También es llamado por Basilio Martín Patino en ‘Los paraísos perdidos’ (1985), Pedro Olea en ‘Bandera negra’ (1986), Ricardo Palacios en ‘Biba la banda’ (1987), Augusto Martínez Torres en ‘El pecador impecable’ (1987) o Antonio del Real en ‘El río que nos lleva’ (1989), superficial adaptación de la novela de José Luis Sampedro. Francesc Betriu hace lo propio en la decepcionante ‘Sinatra’ (1988), donde interpreta a un infeliz artista de variedades que se gana la vida imitando a Frank Sinatra en un cabaret de Barcelona. Con Manuel Gutiérrez Aragón se involucra en ‘El rey del río’ (1995), ambigüa e irregular historia sobre lastres vitales, y la serie televisiva ‘Don Quijote’ (1991), en la que interpreta a un convincente Sancho Panza al lado de un soberbio Fernando Rey en los inmortales personajes cervantinos. También merece destacarse su interpretación en otra serie de televisión, la digna ‘Marcelino, pan y vino’ (1993), del gran Luigi Comencini.

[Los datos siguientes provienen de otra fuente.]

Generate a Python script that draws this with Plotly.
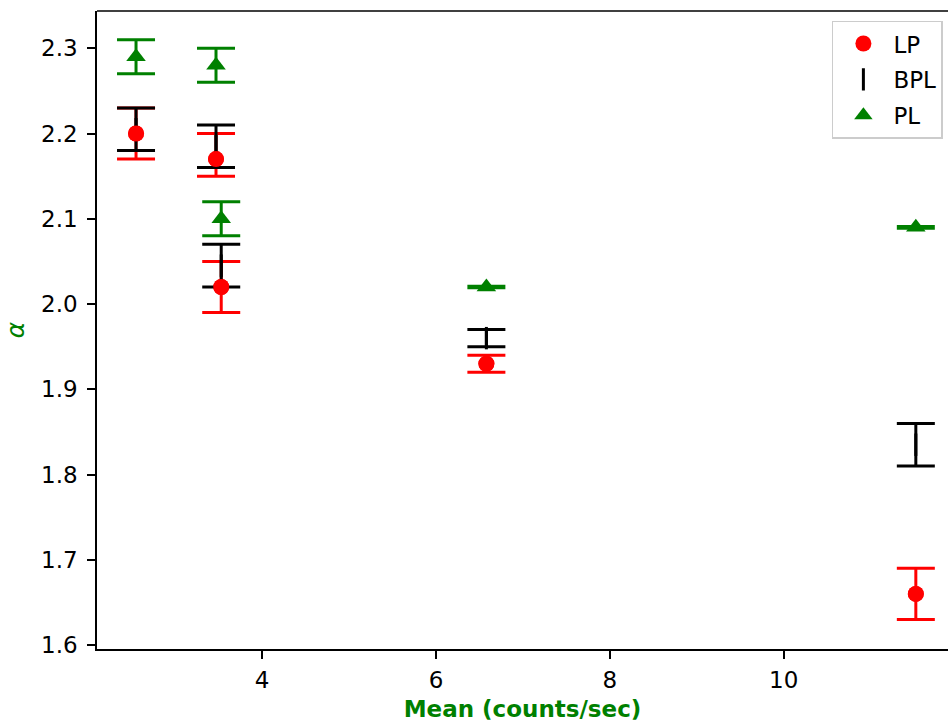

El mayor reconocimiento lo obtiene con la excelente ‘Los santos inocentes’ (1984), lectura de Mario Camus de la novela homónima de Miguel Delibes, la historia de un siervo, fiel hasta la humillación (¡esa voz agrietada de dolor y esa mirada que te clava!), de un terrateniente de la España de Franco, que vive con su familia en una dehesa extremeña. El hombre que mejor hace reír se convierte, ¡zas!, en el que con más y mejor hondura sabe hacer sufrir. Acaso no se pueda entender una cosa sin la otra. Dos años después le llama el zaragozano José Luis Borau para interpretar ‘Tata mía’, junto a Carmen Maura, Imperio Argentina o nuestro paisano y amigo Chema Mazo, uno de los peores trabajos, sin embargo, del cineasta aragonés, ahogado entre una pluralidad de intenciones y objetivos contradictorios. Con José Luis Cuerda rueda la interesante ‘El bosque animado’ (1987), adaptación de la obra homónima de Wenceslao Fernández Florez y con producción del zaragozano Eduardo Ducay, o la fracasada ‘La marrana’ (1992), rodada en Veruela y con la que el actor obtiene el “goya” a la mejor interpretación protagonista.

En 2007 recibe otro “goya”, el de honor a toda su carrera, y José Luis Garci se niega a entregarle el premio, después de haberse enemistado con el actor unos meses antes durante el rodaje de ‘Luz de domingo’, sobre un relato de Pérez de Ayala, cerrando así el círculo iniciado con ‘Las verdes praderas’ (1979), que es la obra con la que Landa logra escapar al encasillamiento del género al que pone nombre. Todo un “crack”. Todo un Bogart ibérico. Todo un escritor barojiano que renuncia al amor. Bien lo sabe Garci, el pelmazo, con quien rueda lentas y tediosas historias de besos, tiovivos, detectives y muchos cigarrillos. En realidad, es Garci quien le enseña a actualizar su tono, fruncir el ceño y abandonar, por fin, el histrionismo, para convertirse en un actor sutil y contenido, demostrando que no solo sabía bajarse los pantalones.

Ahora, nuestro amanerado vecino del quinto en la España cañí, el navarrico de nobleza baturra, camina por sus bosques y praderas, verdes y animados, entre luces prodigiosas, escuchando para siempre las canciones de cuna y la música del río que a todos nos lleva al mar. Y san Pedro, el corresponsal de ‘El pollo urbano’ en el cielo, nos confirma que ha entrado con decisión. “¿Le pongo un dry martini, don Alfredo?”. “¡Toma, claro! Y nada de don: Alfredo, por favor”.

Y Landa, más contento que unas castañuelas. Así podrá competir con Luis Buñuel en el mejor preparado del rey de los cócteles. Al fin y al cabo, el maestro calandino, como dice el de Lechago en ese simulacro de entrevista, no se acaba nunca. Es irresistible. Como el dry martini, agitado o batido.